Fraud Ring Detection: Laundering Cycles and Shared-Device Anomalies¶
Industry: Banking / Fintech / Insurance | Role: Head of Financial Crime, VP Risk | Time to value: 3-5 hours
The Problem¶
Money laundering rings move funds through chains of accounts designed to look like unrelated transactions. Shared-device patterns -- where multiple supposedly unrelated accounts log in from the same device or IP -- are a strong signal of coordinated fraud. Traditional systems catch individual suspicious transactions but miss the network structure that connects them.
The Traditional Approach¶
Rule engines flag transactions above static thresholds (e.g., transfers over $10,000, rapid sequences). Network analysis, when it exists, runs in a separate tool -- often a batch job over exported transaction logs using custom graph analytics code (2,000-4,000 lines of Python or Scala). Shared-device detection lives in yet another system, typically the identity platform. Correlating a flagged transaction with its network context and device footprint requires an analyst to manually query three systems. Investigation time per case averages 45-90 minutes.
With Uni¶
Cycle detection and shared-device pattern matching run in a single graph query.
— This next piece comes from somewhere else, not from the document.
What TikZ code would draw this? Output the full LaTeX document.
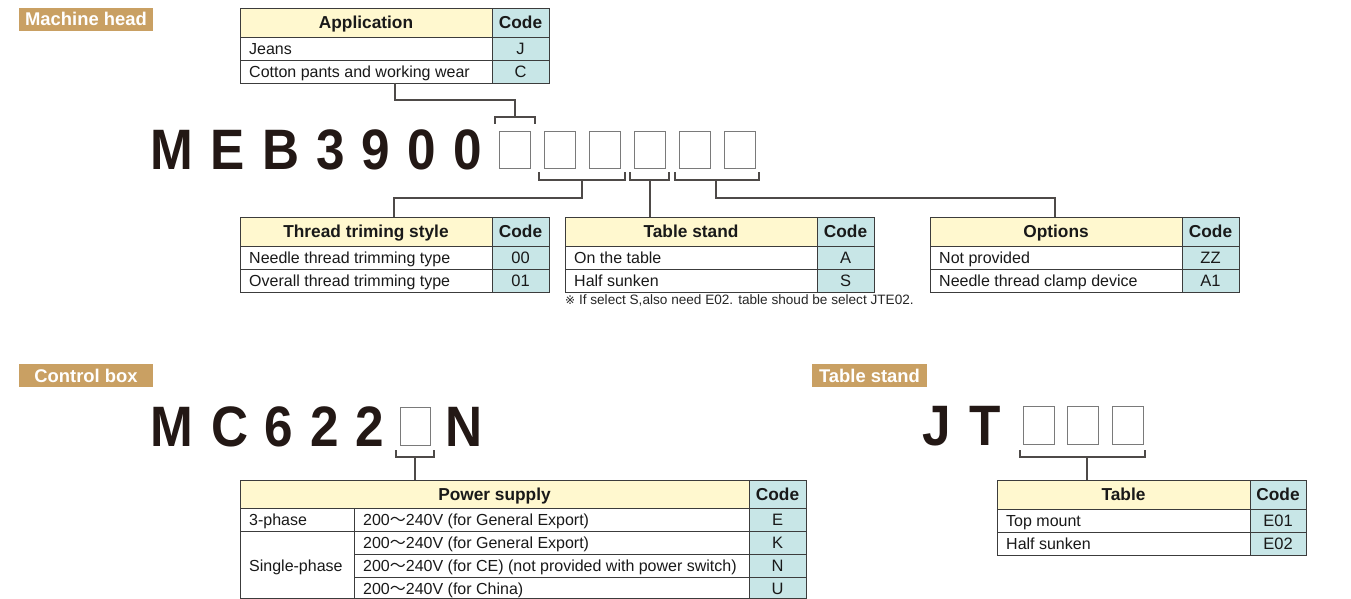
\documentclass[tikz,border=0pt]{standalone}
\usepackage{fontspec}
\setmainfont{Liberation Sans}
\newfontfamily\symfont{DejaVu Sans}
\newfontfamily\cjkfont{Noto Sans CJK JP}
\newfontfamily\bigfont[FakeStretch=0.9]{Liberation Sans Bold}
\definecolor{tagc}{HTML}{C9A063}
\definecolor{hdrc}{HTML}{FFF8CF}
\definecolor{codec}{HTML}{C8E6E7}
\definecolor{linec}{HTML}{3C3C3C}
\definecolor{inkc}{HTML}{231815}
\definecolor{slotc}{HTML}{7A7A7A}
\definecolor{brkc}{HTML}{4E4A48}
\newcommand\wv{{\cjkfont ～}}
\newcommand\codetab[7]{%
  \path[fill=hdrc] (#2,#5) rectangle (#3,#5+29);
  \path[fill=codec] (#3,#5) rectangle (#4,#5+29);
  \node[hd] (#1h) at ({(#2+#3)/2},#5+14.5) {#6};
  \node[hd] (#1c) at ({(#3+#4)/2},#5+14.5) {Code};
  \draw[tabline] (#2,#5) rectangle (#3,#5+29);
  \draw[tabline] (#3,#5) rectangle (#4,#5+29);
  \foreach \t/\c [count=\i] in {#7} {
    \pgfmathsetmacro\ya{#5+29+23*(\i-1)}
    \path[fill=codec] (#3,\ya) rectangle (#4,\ya+23);
    \draw[tabline] (#2,\ya) rectangle (#3,\ya+23);
    \draw[tabline] (#3,\ya) rectangle (#4,\ya+23);
    \node[txt] (#1t\i) at (#2+9,\ya+11.5) {\t};
    \node[cd] (#1k\i) at ({(#3+#4)/2},\ya+11.5) {\c};
  }%
}
\begin{document}
\begin{tikzpicture}[x=1pt,y=-1pt,
  tag/.style={fill=tagc, text=white, font=\bfseries\fontsize{18.4}{18.4}\selectfont, inner sep=0, text height=13pt, text depth=0pt},
  big/.style={font=\bigfont\fontsize{57}{57}\selectfont, text=inkc, anchor=base, inner sep=0},
  hd/.style={font=\bfseries\fontsize{17.3}{17.3}\selectfont, inner sep=0, text height=12.4pt, text depth=0pt, text=black!90},
  txt/.style={font=\fontsize{16}{16}\selectfont, inner sep=0, anchor=west, text height=11.5pt, text depth=0pt, text=black!90},
  cd/.style={font=\fontsize{16.5}{16.5}\selectfont, inner sep=0, text height=11.8pt, text depth=0pt, text=black!90},
  tabline/.style={draw=linec, line width=0.9pt},
  slot/.style={draw=slotc, line width=1.3pt, minimum width=31pt, minimum height=37pt, inner sep=0, anchor=north west},
  brk/.style={draw=brkc, line width=1.1pt},
  conn/.style={draw=brkc, line width=1.1pt},
  note/.style={font=\fontsize{13.6}{13.6}\selectfont, inner sep=0, anchor=west, text=black!85}
]
\useasboundingbox (0,0) rectangle (1351,599);
\fill[white] (0,0) rectangle (1351,599);

% ---------- Machine head ----------
\path[fill=tagc] (19,8) rectangle (153,31);
\node[tag] (tagmh) at (86,19.5) {Machine head};

\codetab{app}{240}{492}{549}{8}{Application}{Jeans/J,Cotton pants and working wear/C}

\foreach \ch/\cx [count=\i] in {M/172,E/227.5,B/281.5,3/331,9/376,0/421.5,0/467.5}
  \node[big] (meb\i) at (\cx,169) {\ch};
\foreach \sx [count=\i] in {499,544,589,634,679,724}
  \node[slot] (ms\i) at (\sx,131) {};

% top bracket
\coordinate (appb) at (395,83);
\coordinate (tb) at (515,117);
\draw[brk] (495,124) -- (495,117) -- (535,117) -- (535,124);
\draw[conn] (appb) -- (395,100) -| (tb);

% bottom brackets
\draw[brk] (539,172) -- (539,180) -- (625,180) -- (625,172);
\draw[brk] (630,172) -- (630,180) -- (669,180) -- (669,172);
\draw[brk] (675,172) -- (675,180) -- (759,180) -- (759,172);
\coordinate (ba) at (582,180);
\coordinate (bb) at (650,180);
\coordinate (bc) at (716,180);
\coordinate (tt) at (394,217);
\coordinate (ts) at (650,217);
\coordinate (to) at (1055,217);
\draw[conn] (ba) -- (582,198) -| (tt);
\draw[conn] (bb) -- (ts);
\draw[conn] (bc) -- (716,198) -| (to);

\codetab{thr}{240}{492}{549}{217}{Thread triming style}{Needle thread trimming type/00,Overall thread trimming type/01}
\codetab{std}{565}{817}{874}{217}{Table stand}{On the table/A,Half sunken/S}
\codetab{opt}{930}{1182}{1239}{217}{Options}{Not provided/ZZ,Needle thread clamp device/A1}
\node[note] (nt) at (565,300.5) {{\symfont\fontsize{12}{12}\selectfont ※} If select S,also need E02. table shoud be select JTE02.};

% ---------- Control box ----------
\path[fill=tagc] (19,364) rectangle (153,387);
\node[tag] (tagcb) at (86,375.5) {Control box};
\foreach \ch/\cx [count=\i] in {M/172,C/230,6/279,2/325,2/370}
  \node[big] (mc\i) at (\cx,446) {\ch};
\node[big] (mcN) at (464,446) {N};
\node[slot, minimum width=30pt, minimum height=38pt] (cs1) at (400,407) {};
\draw[brk] (396,450) -- (396,457) -- (434,457) -- (434,450);
\coordinate (cbm) at (415,457);
\coordinate (pst) at (415,480);
\draw[conn] (cbm) -- (pst);

% power supply table
\path[fill=hdrc] (240,480) rectangle (749,508);
\path[fill=codec] (749,480) rectangle (806,599);
\draw[tabline] (240,480) rectangle (806,508);
\draw[tabline] (749,480) -- (749,599);
\draw[tabline] (240,508) -- (240,599);
\draw[tabline] (806,508) -- (806,599);
\draw[tabline] (354,508) -- (354,599);
\draw[tabline] (240,531) -- (806,531);
\draw[tabline] (354,554) -- (806,554);
\draw[tabline] (354,577) -- (806,577);
\draw[tabline] (240,598.6) -- (806,598.6);
\node[hd] (psh) at (494.5,494) {Power supply};
\node[hd] (psc) at (777.5,494) {Code};
\node[txt] (ps1) at (249,519.5) {3-phase};
\node[txt] (ps2) at (249,565.5) {Single-phase};
\node[txt] (pv1) at (363,519.5) {200\wv 240V (for General Export)};
\node[txt] (pv2) at (363,542.5) {200\wv 240V (for General Export)};
\node[txt] (pv3) at (363,565.5) {200\wv 240V (for CE) (not provided with power switch)};
\node[txt] (pv4) at (363,588.5) {200\wv 240V (for China)};
\node[cd] (pk1) at (777.5,519.5) {E};
\node[cd] (pk2) at (777.5,542.5) {K};
\node[cd] (pk3) at (777.5,565.5) {N};
\node[cd] (pk4) at (777.5,588.5) {U};

% ---------- Table stand ----------
\path[fill=tagc] (812,364) rectangle (927,387);
\node[tag] (tagts) at (869.5,375.5) {Table stand};
\node[big] (jt1) at (937,445) {J};
\node[big] (jt2) at (985,445) {T};
\foreach \sx [count=\i] in {1023,1067,1112}
  \node[slot, minimum height=38pt] (js\i) at (\sx,406) {};
\draw[brk] (1020,450) -- (1020,457) -- (1145,457) -- (1145,450);
\coordinate (jbm) at (1087,457);
\coordinate (jtt) at (1087,480);
\draw[conn] (jbm) -- (jtt);
\codetab{tbl}{997}{1250}{1306}{480}{Table}{Top mount/E01,Half sunken/E02}
\end{tikzpicture}
\end{document}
The system identifies 3-node transfer cycles (A pays B, B pays C, C pays A) directly from transaction data, then overlays device and IP sharing patterns to find accounts that are structurally connected. Risk signals from both analyses are combined per account, so investigators see the full picture -- network position, transaction flow, and device overlap -- in one result set.
What You'll See¶
- Detection of 3-cycle laundering rings with the specific accounts and transaction amounts involved
- Shared-device clusters identifying accounts linked by common devices or IP addresses
- Combined risk signals that weight both network topology and device anomalies per account
Why It Matters¶
Reducing investigation time from 60 minutes to 10 minutes per case matters when your team handles 500 cases a month. More importantly, network-level detection catches rings that transaction-level rules structurally cannot see.